Una versión de esta reseña se publicó en el servicio impreso 72/15

Segunda entrega de la saga El corredor del laberinto, otra trilogía de aventuras de adolescentes en un mundo futuro post-apocalíptico, al estilo de Los Juegos del Hambre o Divergente. La primera cinta sirvió para presentar a Thomas y sus amigos, atrapados en un laberinto mortal, sin saber dónde estaban ni las razones de su encierro; todo en esa historia es enigmático.

La nueva película comienza donde terminó la anterior: tras evadirse, Thomas y sus amigos consiguen llegar a unas instalaciones donde les prometen una vida normal. No tardarán en descubrir que siguen atrapados y en peligro, que son especiales y que hay poderosos que no cejarán hasta descubrir y quitarles aquello que les hace inmunes a… algo. El problema es a dónde huir, dónde conseguir ayuda si no queda nada fuera de las instalaciones en que han sido acogidos.

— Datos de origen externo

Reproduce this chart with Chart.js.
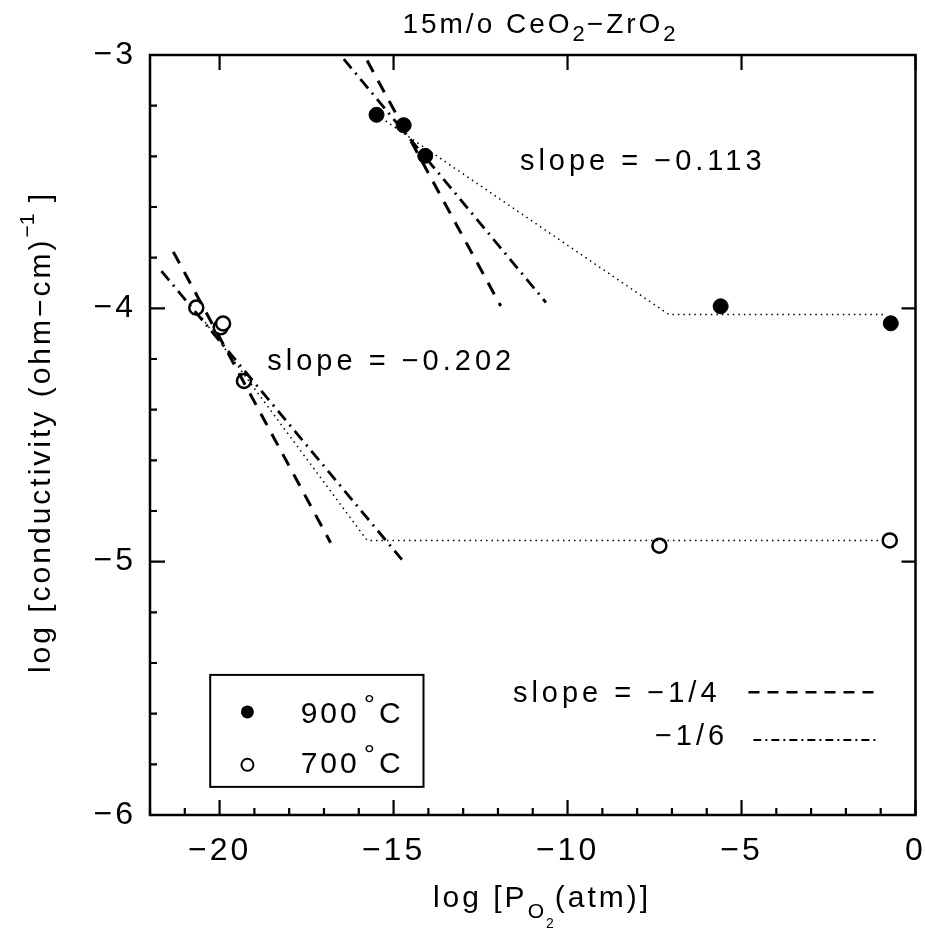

Wes Ball, joven director que hizo del primer episodio uno de los grandes éxitos del año pasado, repite con igual fortuna o mejor. Con los mismos equipo técnico y actores cuenta una historia similar, no idéntica, y explota con habilidad las diferencias: el ritmo es todavía más trepidante, y en plena carrera se producen hallazgos y aparecen nuevos personajes; descubrimos la amenaza, la resistencia, la esperanza; sobre todo, vemos personajes de carne y hueso capaces de equivocarse y de rectificar, de grandes egoísmos y de actos heroicos. Además se plantean algunas cuestiones éticas interesantes sobre la investigación científica y sus límites, sobre el modo de justificar acciones ruines por una buena causa, y algunas más.